After her mother died in 2012, Yoder said, she brought mounds of cloth and blankets back from her mother’s home in Texas, which now overflow from densely packed shelves in her bedroom closet or sit in stacks of cut squares in the sewing room.
Many of the clothes carry memories, whether patterns she recalls from clothing she wore as a child or that her children received in clothing or quilts.
Initially, she used blankets she brought up from Texas as the insulating material for the lap quilts. She’s used it up, however, and is having to buy batting. Her last trip for batting, naturally led to her buying even more cloth, taking advantage of sales.
“I did learn to sew from my mother,” Yoder said. “She didn’t (directly) teach me. It was more from watching.”
Her grandmother was also a quilter, who passed on some uncompleted works to her daughter, which Yoder has now inherited and plans to complete and then pass on to her daughter, who is unable to quit.
She usually sews from about 8 to 10 p.m., producing several blankets a night. Other nights she cuts and matches material, designing her creations.
It’s not traditional quilting, she explained, but more piecing together blankets. Occasionally she does add quilt stitching and panels for special pieces,
“It’s kind of my winter therapy,” Yoder said. “My husband says I can’t be still, that I have to be doing something. But I don’t sew in summer. I do it all winter, but in summer I’m out in the yard until dark.”
She also operates a small bed and breakfast on the property.
Besides Hospice and Homecare, Yoder recently dropped off 40 blankets at Kindred Hospice.
At Hospice and Homecare, they have many people who donate gifts and craft items that they very much appreciate, said Latina Hada, an agency registered nurse.
For example, Lainey Penrose, an 8-year-old Buhler Grade School pupil, spearheaded a collection at her school for the holiday and donated 28 fleece blankets to the agency.
Yoder, however, has been one of the most prolific, she said.
“We give them to our patients,” Hada said of the blankets. “Sometimes, depending on the situation, we send them home with a patient if they’re able to go back to their home.

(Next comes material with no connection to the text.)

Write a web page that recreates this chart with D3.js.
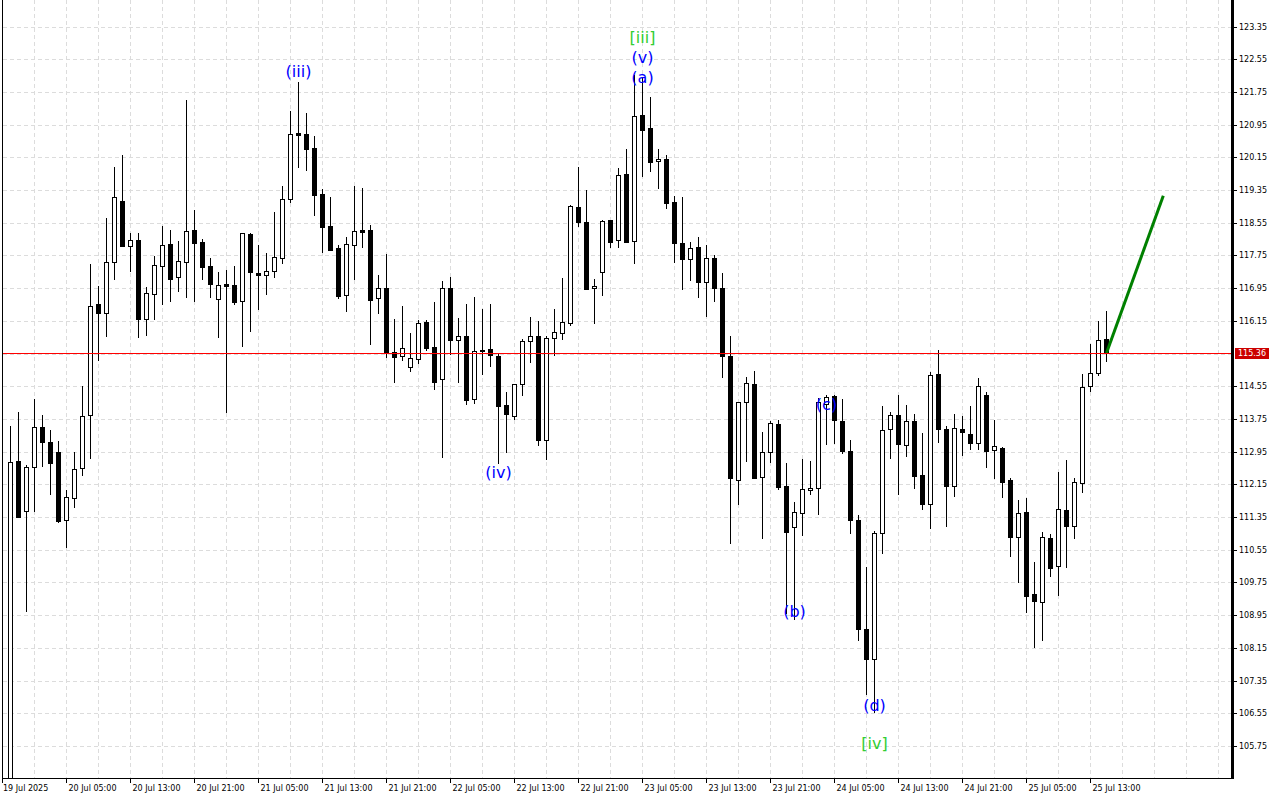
<!DOCTYPE html>
<html><head><meta charset="utf-8">
<script src="https://cdn.jsdelivr.net/npm/d3@7"></script>
<style>body{margin:0;background:#fff;} svg{display:block;}</style>
</head><body>
<svg id="c" width="1280" height="800"></svg>
<script>
// Hourly candles, first bar = 19 Jul 2025 22:00
const opens = [104.60,112.72,111.49,112.57,113.54,113.18,112.93,111.27,111.81,112.54,113.85,116.55,116.33,117.58,119.07,117.97,118.12,116.20,116.80,117.48,118.02,117.21,117.60,118.36,118.07,117.48,116.69,117.04,117.02,116.63,118.27,117.32,117.26,117.36,117.68,119.12,120.74,120.72,120.37,119.24,118.46,117.93,116.77,118.00,118.36,118.36,116.70,116.95,115.38,115.28,115.01,115.22,116.11,115.50,114.72,116.95,115.67,115.77,114.23,115.44,115.45,115.28,114.08,113.83,114.60,115.65,115.77,113.23,115.72,115.86,116.09,118.93,118.57,116.95,117.34,118.61,118.12,119.73,118.10,121.19,120.87,120.05,120.11,119.06,118.05,117.66,117.95,117.10,117.68,116.95,115.28,112.25,114.16,114.60,112.34,112.93,113.62,112.10,111.11,111.46,112.02,112.05,114.11,114.31,113.69,112.96,111.27,108.60,107.87,110.95,113.50,113.84,113.10,113.70,112.38,111.66,114.85,113.50,112.12,113.50,113.37,113.15,114.33,112.98,113.05,112.25,110.85,111.47,109.46,109.28,110.83,110.16,111.51,111.14,112.19,114.55,114.87,115.70];
const highs = [113.58,113.92,112.61,114.24,113.85,113.47,113.21,112.01,112.94,114.55,117.54,116.99,118.67,119.91,120.20,118.31,118.29,116.98,117.74,118.47,118.37,118.10,121.55,118.86,118.14,117.68,117.34,117.39,117.48,118.30,118.31,118.00,117.81,118.81,119.46,121.28,122.00,121.23,120.67,119.37,119.17,118.00,118.20,119.44,119.39,118.49,117.27,117.78,116.19,116.51,115.85,116.17,116.16,116.61,117.12,117.22,116.22,116.56,116.73,116.44,116.55,115.34,114.40,114.60,115.71,116.24,116.15,115.78,116.44,117.20,118.98,119.92,119.35,117.18,118.62,118.62,119.89,120.35,122.16,122.09,121.62,120.35,120.21,119.20,119.17,118.08,118.20,118.00,117.77,117.32,115.78,114.17,114.78,114.92,113.43,113.69,113.72,112.67,111.71,112.77,112.73,114.26,114.33,114.33,114.23,113.23,111.41,110.12,111.00,114.07,113.93,114.33,114.09,113.87,113.40,114.90,115.44,113.58,113.87,113.81,114.07,114.75,114.40,113.72,113.06,112.30,111.76,111.81,110.25,110.98,110.93,112.45,112.74,112.30,114.85,115.59,116.14,116.39];
const lows = [104.50,111.35,109.03,111.48,112.58,111.89,111.21,110.60,111.58,112.36,112.78,115.17,115.76,117.16,117.96,117.35,115.74,115.79,116.16,116.54,116.62,116.86,116.71,116.62,117.16,116.71,115.74,113.90,116.54,115.52,115.88,116.41,116.79,117.20,117.55,119.02,119.90,119.82,118.71,117.82,117.87,116.69,116.37,117.15,117.94,115.56,116.32,115.25,114.62,115.16,114.89,115.10,115.42,114.46,112.80,115.32,114.64,114.10,114.12,114.83,115.01,112.65,112.92,113.73,114.32,115.12,113.09,112.75,115.28,115.69,116.03,118.45,116.91,116.08,116.75,117.94,117.93,118.05,117.55,119.68,119.80,119.38,118.88,117.57,116.90,117.13,116.72,116.25,116.62,114.74,110.68,111.65,112.70,112.29,110.82,112.67,112.00,108.98,108.83,110.89,111.90,111.41,113.10,113.13,112.89,110.94,108.32,106.99,106.55,110.44,112.78,111.90,112.82,112.04,111.53,111.05,113.16,111.11,111.83,112.85,112.98,112.99,112.56,112.29,111.82,110.38,109.74,108.99,108.14,108.32,109.89,109.42,110.11,110.82,111.94,114.41,114.80,115.15];
const closes = [112.69,111.36,112.57,113.54,113.18,112.66,111.26,111.83,112.53,113.81,116.52,116.35,117.58,119.17,117.99,118.12,116.20,116.82,117.51,118.00,117.18,117.61,118.34,118.06,117.47,117.06,117.02,117.01,116.62,118.29,117.34,117.26,117.36,117.70,119.12,120.71,120.70,120.35,119.23,118.45,117.89,116.76,118.02,118.34,118.33,116.67,116.95,115.39,115.27,115.49,115.23,116.09,115.48,114.66,116.95,115.69,115.79,114.22,115.41,115.42,115.31,114.07,113.86,114.60,115.65,115.77,113.23,115.72,115.87,116.11,118.95,118.56,116.93,117.00,118.59,118.09,119.72,118.08,121.15,120.83,120.04,120.10,119.02,118.06,117.65,117.94,117.09,117.68,116.96,115.28,112.30,114.17,114.62,112.31,112.93,113.65,112.09,110.98,111.48,112.03,112.05,114.16,114.29,113.72,112.97,111.27,108.60,107.87,110.97,113.47,113.84,113.13,113.70,112.36,111.66,114.82,113.50,112.10,113.52,113.42,113.15,114.55,112.97,113.08,112.21,110.87,111.44,109.42,109.30,110.85,110.11,111.54,111.14,112.20,114.52,114.87,115.67,115.36];

const priceTicks = [123.35,122.55,121.75,120.95,120.15,119.35,118.55,117.75,116.95,116.15,115.35,114.55,113.75,112.95,112.15,111.35,110.55,109.75,108.95,108.15,107.35,106.55,105.75];
const timeLabelIndex = [7,15,23,31,39,47,55,63,71,79,87,95,103,111,119,127,135];
const timeLabelText = ["20 Jul 05:00","20 Jul 13:00","20 Jul 21:00","21 Jul 05:00","21 Jul 13:00","21 Jul 21:00","22 Jul 05:00","22 Jul 13:00","22 Jul 21:00","23 Jul 05:00","23 Jul 13:00","23 Jul 21:00","24 Jul 05:00","24 Jul 13:00","24 Jul 21:00","25 Jul 05:00","25 Jul 13:00"];
const firstLabel = "19 Jul 2025";

const waveText  = ["(iii)","[iii]","(v)","(a)","(iv)","(b)","(c)","(d)","[iv]"];
const waveIndex = [36,79,79,79,61,98,102,108,108];
const wavePrice = [122.24,123.07,122.58,122.11,112.45,109.05,114.11,106.73,105.80];
const waveColor = ["#0000ff","#32cd32","#0000ff","#0000ff","#0000ff","#0000ff","#0000ff","#0000ff","#32cd32"];

const lastPrice = 115.36;
const projIndex = [137, 144.1];
const projPrice = [115.36, 119.21];

const svg = d3.select("#c");
const W = 1280, H = 800;
const plotL = 3, plotR = 1231, plotT = 0, plotB = 778;

const x = d3.scaleLinear().domain([0, 137]).range([10.5, 1106.5]);
const y = d3.scaleLinear().domain([105.75, 123.35]).range([745.9, 26.5]);

svg.append("rect").attr("width", W).attr("height", H).attr("fill", "#fff");
svg.append("defs").append("clipPath").attr("id", "clip")
  .append("rect").attr("x", plotL).attr("y", plotT).attr("width", plotR - plotL).attr("height", plotB - plotT);

const grid = svg.append("g").attr("class", "grid").attr("shape-rendering", "crispEdges");
grid.selectAll("line.h").data(priceTicks).join("line").attr("class", "h")
  .attr("x1", plotL).attr("x2", plotR)
  .attr("y1", d => Math.round(y(d)) + 0.5).attr("y2", d => Math.round(y(d)) + 0.5)
  .attr("stroke", "#dcdcdc").attr("stroke-dasharray", "4,3");
const vIdx = d3.range(3, 153, 4).filter(i => x(i) < plotR);
grid.selectAll("line.v").data(vIdx).join("line").attr("class", "v")
  .attr("x1", d => x(d)).attr("x2", d => x(d))
  .attr("y1", plotT).attr("y2", plotB)
  .attr("stroke", "#dcdcdc").attr("stroke-dasharray", "4,3");

const plot = svg.append("g").attr("clip-path", "url(#clip)");

const candles = d3.range(opens.length).map(i => ({i, o: opens[i], h: highs[i], l: lows[i], c: closes[i]}));
const cg = plot.append("g").attr("shape-rendering", "crispEdges");
cg.selectAll("line.wick").data(candles).join("line").attr("class", "wick")
  .attr("x1", d => x(d.i)).attr("x2", d => x(d.i))
  .attr("y1", d => y(d.h)).attr("y2", d => y(d.l))
  .attr("stroke", "#000").attr("stroke-width", 1);
cg.selectAll("path.body").data(candles).join("path").attr("class", "body")
  .attr("d", d => {
    const x0 = x(d.i) - 2, x1 = x(d.i) + 2;
    const yt = Math.round(y(Math.max(d.o, d.c))) + 0.5;
    const yb = Math.round(y(Math.min(d.o, d.c))) + 0.5;
    return `M${x0},${yt}H${x1}V${yb}H${x0}Z`;
  })
  .attr("fill", d => d.c >= d.o ? "#fff" : "#000")
  .attr("stroke", "#000").attr("stroke-width", 1);

// red current price line (over candles, like the reference)
const ly = Math.round(y(lastPrice));
svg.append("rect").attr("x", plotL).attr("y", ly).attr("width", plotR - plotL).attr("height", 1)
  .attr("fill", "#ff0000");

// projection line
plot.append("line")
  .attr("x1", x(projIndex[0])).attr("y1", y(projPrice[0]))
  .attr("x2", x(projIndex[1])).attr("y2", y(projPrice[1]))
  .attr("stroke", "#008000").attr("stroke-width", 3);

// wave labels
plot.selectAll("text.wave").data(waveText).join("text").attr("class", "wave")
  .attr("x", (d, k) => x(waveIndex[k]))
  .attr("y", (d, k) => y(wavePrice[k]))
  .attr("text-anchor", "middle").attr("dominant-baseline", "central")
  .attr("font-family", "DejaVu Sans, sans-serif").attr("font-size", 16)
  .attr("fill", (d, k) => waveColor[k])
  .text(d => d);

// frame / axes
const ax = svg.append("g").attr("shape-rendering", "crispEdges");
ax.append("line").attr("x1", 2.5).attr("x2", 2.5).attr("y1", plotT).attr("y2", plotB + 5).attr("stroke", "#000");
ax.append("line").attr("x1", plotL).attr("x2", plotR + 3).attr("y1", plotB + 0.5).attr("y2", plotB + 0.5).attr("stroke", "#000");
ax.append("rect").attr("x", 1231).attr("y", 0).attr("width", 3).attr("height", plotB + 1).attr("fill", "#000");

const pt = priceTicks.filter(p => Math.abs(p - lastPrice) > 0.2);
ax.selectAll("line.pt").data(pt).join("line").attr("class", "pt")
  .attr("x1", 1234).attr("x2", 1237)
  .attr("y1", d => Math.round(y(d)) + 0.5).attr("y2", d => Math.round(y(d)) + 0.5)
  .attr("stroke", "#000");
svg.selectAll("text.pl").data(pt).join("text").attr("class", "pl")
  .attr("x", 1239).attr("y", d => Math.round(y(d)) + 0.5)
  .attr("dominant-baseline", "central")
  .attr("font-family", "DejaVu Sans, sans-serif").attr("font-size", 8)
  .attr("fill", "#000").text(d => d.toFixed(2));
svg.append("rect").attr("x", 1235).attr("y", ly - 5).attr("width", 34).attr("height", 11).attr("fill", "#cc0000");
svg.append("text").attr("x", 1252).attr("y", ly + 0.5).attr("text-anchor", "middle")
  .attr("dominant-baseline", "central")
  .attr("font-family", "DejaVu Sans, sans-serif").attr("font-size", 8)
  .attr("fill", "#fff").text(lastPrice.toFixed(2));

const tickX = timeLabelIndex.map(i => x(i));
ax.selectAll("line.tt").data(tickX).join("line").attr("class", "tt")
  .attr("x1", d => d).attr("x2", d => d).attr("y1", plotB).attr("y2", plotB + 5)
  .attr("stroke", "#000");
svg.selectAll("text.tl").data(timeLabelText).join("text").attr("class", "tl")
  .attr("x", (d, k) => tickX[k] + 2).attr("y", 791)
  .attr("font-family", "DejaVu Sans, sans-serif").attr("font-size", 8)
  .attr("fill", "#000").text(d => d);
svg.append("text").attr("x", 3).attr("y", 791)
  .attr("font-family", "DejaVu Sans, sans-serif").attr("font-size", 8)
  .attr("fill", "#000").text(firstLabel);
</script>
</body></html>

Sometimes we send them with the family.”
Others they launder and reuse, she said.
“It’s nice to have something extra on the bed, other than a bedspread, which is the same as the ones they use in a hospital,” Hada said. “It’s more special for patients.”
Yoder’s donations come in various sizes and themes.
“They’re all so different and unique,” Hada said.
“At Christmas, she made one that had cardinals and a Christmas theme we gave to the wife of a patient here, and it just meant so much,” Hada said. “It was so beautiful and really an act of love.”